### [DATASET CONTENT]
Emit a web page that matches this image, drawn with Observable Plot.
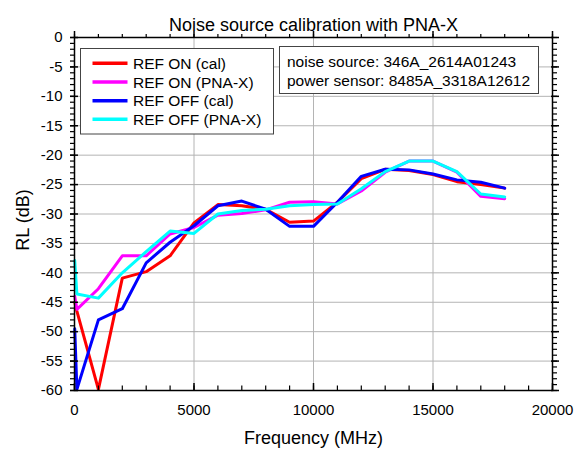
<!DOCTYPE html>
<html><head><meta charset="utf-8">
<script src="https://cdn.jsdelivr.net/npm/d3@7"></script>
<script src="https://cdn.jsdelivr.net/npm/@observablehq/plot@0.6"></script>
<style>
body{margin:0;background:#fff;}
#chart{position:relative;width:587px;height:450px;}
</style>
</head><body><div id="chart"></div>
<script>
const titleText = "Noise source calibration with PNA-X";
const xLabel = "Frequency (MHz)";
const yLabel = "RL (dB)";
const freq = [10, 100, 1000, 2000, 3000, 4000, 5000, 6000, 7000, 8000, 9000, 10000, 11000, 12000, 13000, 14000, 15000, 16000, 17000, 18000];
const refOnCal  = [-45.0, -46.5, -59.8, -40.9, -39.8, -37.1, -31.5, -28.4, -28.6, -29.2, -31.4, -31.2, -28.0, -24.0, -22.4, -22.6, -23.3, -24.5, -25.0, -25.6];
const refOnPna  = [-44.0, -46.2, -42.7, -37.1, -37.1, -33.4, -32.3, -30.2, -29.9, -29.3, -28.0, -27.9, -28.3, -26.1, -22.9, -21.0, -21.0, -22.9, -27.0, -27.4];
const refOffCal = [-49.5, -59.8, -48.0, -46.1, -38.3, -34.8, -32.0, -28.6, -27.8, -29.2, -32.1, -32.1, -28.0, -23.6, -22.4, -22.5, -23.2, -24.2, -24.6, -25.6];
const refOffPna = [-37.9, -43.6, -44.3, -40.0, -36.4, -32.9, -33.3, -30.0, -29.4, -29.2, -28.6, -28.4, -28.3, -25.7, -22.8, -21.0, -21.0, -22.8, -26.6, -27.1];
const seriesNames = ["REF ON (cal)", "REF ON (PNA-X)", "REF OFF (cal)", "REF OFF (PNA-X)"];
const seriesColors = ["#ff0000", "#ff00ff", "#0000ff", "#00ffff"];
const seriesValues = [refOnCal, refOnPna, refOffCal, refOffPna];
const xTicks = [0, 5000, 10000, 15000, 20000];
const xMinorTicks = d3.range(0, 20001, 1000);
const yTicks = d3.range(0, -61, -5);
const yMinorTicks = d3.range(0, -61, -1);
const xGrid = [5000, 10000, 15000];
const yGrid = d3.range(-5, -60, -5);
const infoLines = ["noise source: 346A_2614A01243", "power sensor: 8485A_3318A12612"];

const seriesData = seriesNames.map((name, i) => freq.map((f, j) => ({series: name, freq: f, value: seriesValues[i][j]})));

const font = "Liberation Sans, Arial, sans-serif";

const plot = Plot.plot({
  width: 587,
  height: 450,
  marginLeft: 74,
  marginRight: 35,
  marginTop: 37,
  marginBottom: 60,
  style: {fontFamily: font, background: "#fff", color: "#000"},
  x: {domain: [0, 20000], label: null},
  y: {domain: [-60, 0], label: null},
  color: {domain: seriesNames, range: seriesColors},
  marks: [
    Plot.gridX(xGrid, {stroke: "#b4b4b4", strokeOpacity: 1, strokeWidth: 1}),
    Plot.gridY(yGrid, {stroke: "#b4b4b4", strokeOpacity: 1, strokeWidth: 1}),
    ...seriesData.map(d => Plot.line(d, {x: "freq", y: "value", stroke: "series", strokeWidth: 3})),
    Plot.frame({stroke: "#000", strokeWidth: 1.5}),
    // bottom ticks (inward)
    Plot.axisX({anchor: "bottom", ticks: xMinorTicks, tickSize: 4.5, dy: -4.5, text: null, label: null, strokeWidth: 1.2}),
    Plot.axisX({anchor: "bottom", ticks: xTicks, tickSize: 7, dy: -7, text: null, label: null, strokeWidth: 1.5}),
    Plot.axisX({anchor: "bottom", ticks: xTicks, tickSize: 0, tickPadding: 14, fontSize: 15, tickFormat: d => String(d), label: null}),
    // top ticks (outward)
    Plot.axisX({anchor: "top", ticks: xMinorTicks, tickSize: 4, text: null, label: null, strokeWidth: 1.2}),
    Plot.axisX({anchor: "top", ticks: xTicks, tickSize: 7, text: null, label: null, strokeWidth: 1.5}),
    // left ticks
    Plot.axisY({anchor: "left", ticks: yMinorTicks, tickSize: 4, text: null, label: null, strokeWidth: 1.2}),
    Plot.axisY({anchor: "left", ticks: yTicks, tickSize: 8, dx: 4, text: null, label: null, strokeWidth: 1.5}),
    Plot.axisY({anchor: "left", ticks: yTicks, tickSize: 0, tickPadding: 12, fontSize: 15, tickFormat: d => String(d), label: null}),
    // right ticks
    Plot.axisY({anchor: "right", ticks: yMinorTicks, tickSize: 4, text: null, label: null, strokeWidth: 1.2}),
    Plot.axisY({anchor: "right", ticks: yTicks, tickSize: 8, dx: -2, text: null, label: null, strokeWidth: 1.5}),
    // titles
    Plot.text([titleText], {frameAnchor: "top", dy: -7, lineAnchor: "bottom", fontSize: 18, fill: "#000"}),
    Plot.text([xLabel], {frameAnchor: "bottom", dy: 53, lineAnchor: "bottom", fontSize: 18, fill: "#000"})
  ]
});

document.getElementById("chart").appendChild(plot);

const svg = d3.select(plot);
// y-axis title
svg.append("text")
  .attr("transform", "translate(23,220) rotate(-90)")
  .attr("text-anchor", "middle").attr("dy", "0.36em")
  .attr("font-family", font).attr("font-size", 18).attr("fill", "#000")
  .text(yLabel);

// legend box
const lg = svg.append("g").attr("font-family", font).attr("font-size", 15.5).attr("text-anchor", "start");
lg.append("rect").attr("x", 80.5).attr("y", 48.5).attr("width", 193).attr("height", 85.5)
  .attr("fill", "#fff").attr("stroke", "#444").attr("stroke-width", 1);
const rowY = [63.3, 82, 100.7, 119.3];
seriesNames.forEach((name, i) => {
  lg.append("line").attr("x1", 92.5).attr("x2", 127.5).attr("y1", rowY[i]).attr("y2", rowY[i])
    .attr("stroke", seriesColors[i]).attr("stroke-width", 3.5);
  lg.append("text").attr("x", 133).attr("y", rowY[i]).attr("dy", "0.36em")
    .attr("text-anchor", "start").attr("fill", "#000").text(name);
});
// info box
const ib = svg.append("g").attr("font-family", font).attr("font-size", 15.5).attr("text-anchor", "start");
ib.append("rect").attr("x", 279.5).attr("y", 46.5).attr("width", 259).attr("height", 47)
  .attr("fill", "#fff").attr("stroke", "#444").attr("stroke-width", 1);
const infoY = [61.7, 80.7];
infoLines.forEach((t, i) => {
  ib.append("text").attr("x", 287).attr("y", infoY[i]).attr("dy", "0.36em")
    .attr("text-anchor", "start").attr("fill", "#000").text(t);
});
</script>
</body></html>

### [YOUR TASK]
Repeat the material verbatim. Do not carry over any picture.

### [EXERCISE SOLUTION]
Emit a web page that matches this image, drawn with Observable Plot.
<!DOCTYPE html>
<html><head><meta charset="utf-8">
<script src="https://cdn.jsdelivr.net/npm/d3@7"></script>
<script src="https://cdn.jsdelivr.net/npm/@observablehq/plot@0.6"></script>
<style>
body{margin:0;background:#fff;}
#chart{position:relative;width:587px;height:450px;}
</style>
</head><body><div id="chart"></div>
<script>
const titleText = "Noise source calibration with PNA-X";
const xLabel = "Frequency (MHz)";
const yLabel = "RL (dB)";
const freq = [10, 100, 1000, 2000, 3000, 4000, 5000, 6000, 7000, 8000, 9000, 10000, 11000, 12000, 13000, 14000, 15000, 16000, 17000, 18000];
const refOnCal  = [-45.0, -46.5, -59.8, -40.9, -39.8, -37.1, -31.5, -28.4, -28.6, -29.2, -31.4, -31.2, -28.0, -24.0, -22.4, -22.6, -23.3, -24.5, -25.0, -25.6];
const refOnPna  = [-44.0, -46.2, -42.7, -37.1, -37.1, -33.4, -32.3, -30.2, -29.9, -29.3, -28.0, -27.9, -28.3, -26.1, -22.9, -21.0, -21.0, -22.9, -27.0, -27.4];
const refOffCal = [-49.5, -59.8, -48.0, -46.1, -38.3, -34.8, -32.0, -28.6, -27.8, -29.2, -32.1, -32.1, -28.0, -23.6, -22.4, -22.5, -23.2, -24.2, -24.6, -25.6];
const refOffPna = [-37.9, -43.6, -44.3, -40.0, -36.4, -32.9, -33.3, -30.0, -29.4, -29.2, -28.6, -28.4, -28.3, -25.7, -22.8, -21.0, -21.0, -22.8, -26.6, -27.1];
const seriesNames = ["REF ON (cal)", "REF ON (PNA-X)", "REF OFF (cal)", "REF OFF (PNA-X)"];
const seriesColors = ["#ff0000", "#ff00ff", "#0000ff", "#00ffff"];
const seriesValues = [refOnCal, refOnPna, refOffCal, refOffPna];
const xTicks = [0, 5000, 10000, 15000, 20000];
const xMinorTicks = d3.range(0, 20001, 1000);
const yTicks = d3.range(0, -61, -5);
const yMinorTicks = d3.range(0, -61, -1);
const xGrid = [5000, 10000, 15000];
const yGrid = d3.range(-5, -60, -5);
const infoLines = ["noise source: 346A_2614A01243", "power sensor: 8485A_3318A12612"];

const seriesData = seriesNames.map((name, i) => freq.map((f, j) => ({series: name, freq: f, value: seriesValues[i][j]})));

const font = "Liberation Sans, Arial, sans-serif";

const plot = Plot.plot({
  width: 587,
  height: 450,
  marginLeft: 74,
  marginRight: 35,
  marginTop: 37,
  marginBottom: 60,
  style: {fontFamily: font, background: "#fff", color: "#000"},
  x: {domain: [0, 20000], label: null},
  y: {domain: [-60, 0], label: null},
  color: {domain: seriesNames, range: seriesColors},
  marks: [
    Plot.gridX(xGrid, {stroke: "#b4b4b4", strokeOpacity: 1, strokeWidth: 1}),
    Plot.gridY(yGrid, {stroke: "#b4b4b4", strokeOpacity: 1, strokeWidth: 1}),
    ...seriesData.map(d => Plot.line(d, {x: "freq", y: "value", stroke: "series", strokeWidth: 3})),
    Plot.frame({stroke: "#000", strokeWidth: 1.5}),
    // bottom ticks (inward)
    Plot.axisX({anchor: "bottom", ticks: xMinorTicks, tickSize: 4.5, dy: -4.5, text: null, label: null, strokeWidth: 1.2}),
    Plot.axisX({anchor: "bottom", ticks: xTicks, tickSize: 7, dy: -7, text: null, label: null, strokeWidth: 1.5}),
    Plot.axisX({anchor: "bottom", ticks: xTicks, tickSize: 0, tickPadding: 14, fontSize: 15, tickFormat: d => String(d), label: null}),
    // top ticks (outward)
    Plot.axisX({anchor: "top", ticks: xMinorTicks, tickSize: 4, text: null, label: null, strokeWidth: 1.2}),
    Plot.axisX({anchor: "top", ticks: xTicks, tickSize: 7, text: null, label: null, strokeWidth: 1.5}),
    // left ticks
    Plot.axisY({anchor: "left", ticks: yMinorTicks, tickSize: 4, text: null, label: null, strokeWidth: 1.2}),
    Plot.axisY({anchor: "left", ticks: yTicks, tickSize: 8, dx: 4, text: null, label: null, strokeWidth: 1.5}),
    Plot.axisY({anchor: "left", ticks: yTicks, tickSize: 0, tickPadding: 12, fontSize: 15, tickFormat: d => String(d), label: null}),
    // right ticks
    Plot.axisY({anchor: "right", ticks: yMinorTicks, tickSize: 4, text: null, label: null, strokeWidth: 1.2}),
    Plot.axisY({anchor: "right", ticks: yTicks, tickSize: 8, dx: -2, text: null, label: null, strokeWidth: 1.5}),
    // titles
    Plot.text([titleText], {frameAnchor: "top", dy: -7, lineAnchor: "bottom", fontSize: 18, fill: "#000"}),
    Plot.text([xLabel], {frameAnchor: "bottom", dy: 53, lineAnchor: "bottom", fontSize: 18, fill: "#000"})
  ]
});

document.getElementById("chart").appendChild(plot);

const svg = d3.select(plot);
// y-axis title
svg.append("text")
  .attr("transform", "translate(23,220) rotate(-90)")
  .attr("text-anchor", "middle").attr("dy", "0.36em")
  .attr("font-family", font).attr("font-size", 18).attr("fill", "#000")
  .text(yLabel);

// legend box
const lg = svg.append("g").attr("font-family", font).attr("font-size", 15.5).attr("text-anchor", "start");
lg.append("rect").attr("x", 80.5).attr("y", 48.5).attr("width", 193).attr("height", 85.5)
  .attr("fill", "#fff").attr("stroke", "#444").attr("stroke-width", 1);
const rowY = [63.3, 82, 100.7, 119.3];
seriesNames.forEach((name, i) => {
  lg.append("line").attr("x1", 92.5).attr("x2", 127.5).attr("y1", rowY[i]).attr("y2", rowY[i])
    .attr("stroke", seriesColors[i]).attr("stroke-width", 3.5);
  lg.append("text").attr("x", 133).attr("y", rowY[i]).attr("dy", "0.36em")
    .attr("text-anchor", "start").attr("fill", "#000").text(name);
});
// info box
const ib = svg.append("g").attr("font-family", font).attr("font-size", 15.5).attr("text-anchor", "start");
ib.append("rect").attr("x", 279.5).attr("y", 46.5).attr("width", 259).attr("height", 47)
  .attr("fill", "#fff").attr("stroke", "#444").attr("stroke-width", 1);
const infoY = [61.7, 80.7];
infoLines.forEach((t, i) => {
  ib.append("text").attr("x", 287).attr("y", infoY[i]).attr("dy", "0.36em")
    .attr("text-anchor", "start").attr("fill", "#000").text(t);
});
</script>
</body></html>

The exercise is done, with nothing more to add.